NSE India : S&P CNX Nifty — Daily Market Report for:
Monday (August 06, 2012) By Dominic Rebello
Review of the Previous day:
The Nifty fell marginally on Friday (August 03, 2012) a net 12.05 points (0.23%) and closed at the 5215 point level. The market opened down with a gap at the 5195 points level. It then declined further and registered the day’s low at the 5164 points level at 11.28 a.m. It then rose and turned into a range bound movement until 2.44 p.m. The index then rose further and registered the day’s high at the 5220 points level at 3.01 p.m. and then turned into a range bound movement until closing at the day. The Nifty remained below its previous close throughout the session and moved in a range of 56 points. Sentiment was bearish and amongst the 50 Nifty stocks 33 were losers, while 17 were gainers. Buying was seen in oil & gas, healthcare, IT and technology stocks, while selling was seen in metal, auto, banking, realty, FMCG, capital goods, consumer durables and power stocks.
Volume (Qty shares) increased 19.54%. This change is substantial but indicates a moderate participation by investors as volumes had declined substantially in the previous session.

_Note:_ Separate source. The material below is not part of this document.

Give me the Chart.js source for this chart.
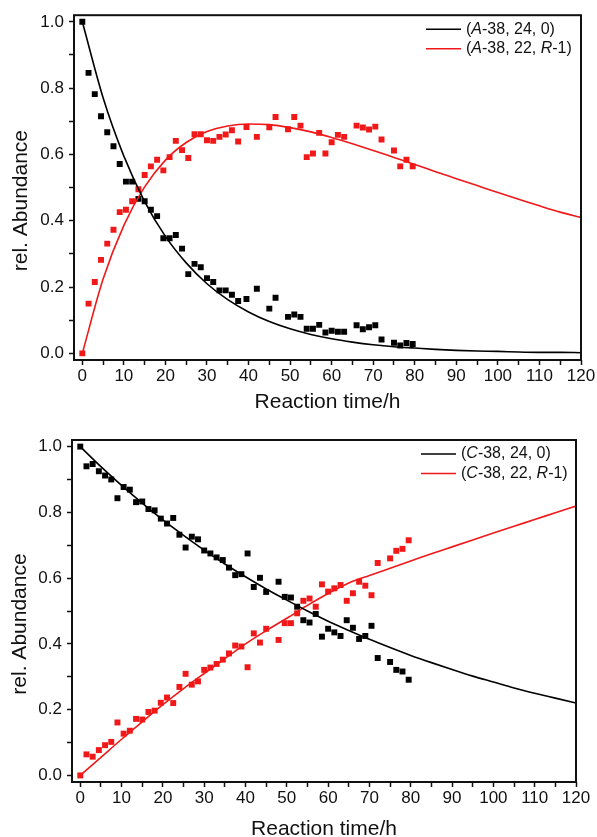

Overall Market Breadth on the NSE was negative. Amongst all the traded stocks, 594 were gainers, 826 were losers and 63 remained unchanged.
Slow Stochastic Indicator:
The Slow Stochastic Oscillator is in the over-bought zone.
The Slow K line in the Stochastic Oscillator is above the slow D line (positive if it continues).
The RSI is above the 40 level but is now declining (negative if it continues).
The MACD is above zero and is rising (positive if it continues). It has crossed above its 9-day Average (positive and a buy signal).
ADX Indicator & DI Lines:
The +DI line is below the –DI line and both lines are diverging (negative if it continues).
The ADX is falling while the Market Index is falling, which indicates that the present down trend is decreasing in strength.
Moving Averages (Trend Indicators) The index:
Has crossed below its 5-day average (at 5222) Negative.
Is above its 15-day average (at 5177) Positive.
Has crossed below its 25-day average (at 5222) Negative.
Is above its 200-day average (at 5106) Positive.
Overall Market Strength/Weakness:
The indicators and oscillators discussed here are indicating a strong market but with a neutral bias.
For short-term traders the immediate main support is at 4926 marked as S1.
The next support is at 4724 marked as S2.
The immediate main resistance is at 5472 marked as R1.
The next resistance is at 5653 marked as R2.
Pivot Point Analysis:
For intra-day traders the support and resistance levels are calculated according to the pivot point theory and are: Pivot point = 5200 (This is the level where the trend is likely to change during intra-day).
Support (1) = 5180.
Support (2) = 5145.
Resistance (1) = 5236.
Resistance (2) = 5256.
OUTLOOK FOR TODAY:
On Japanese candlestick patterns the index has formed a small white body candle with a long lower tail. The long lower tail indicates that the sellers dominated trading and drove prices lower during the session. However by the end of the session, buyers resurfaced and pushed prices back. This indicates that there is strong buying support at lower levels. This candle also indicates that the indecisiveness amongst investors continues. The next candle formation will confirm whether the bias is towards the buy or sell side of the market.
However, the index has crossed below the 5 and 25 day’s moving averages. This is negative. But the index is still above the 15 and 200 day’s moving averages. Further, the 5 day’s moving average is above the 15 day’s moving average and could cross above the 25 day’s moving average in the next session. Moreover, the velocity parameters continue to indicate strength. A buy signal has been generated on the MACD indicator. All these indicate a positive bias and the possibility of an up move unfolding. Investors are advised to hold long positions but with a strict stop loss at the 15-day average at the 5177 point’s level.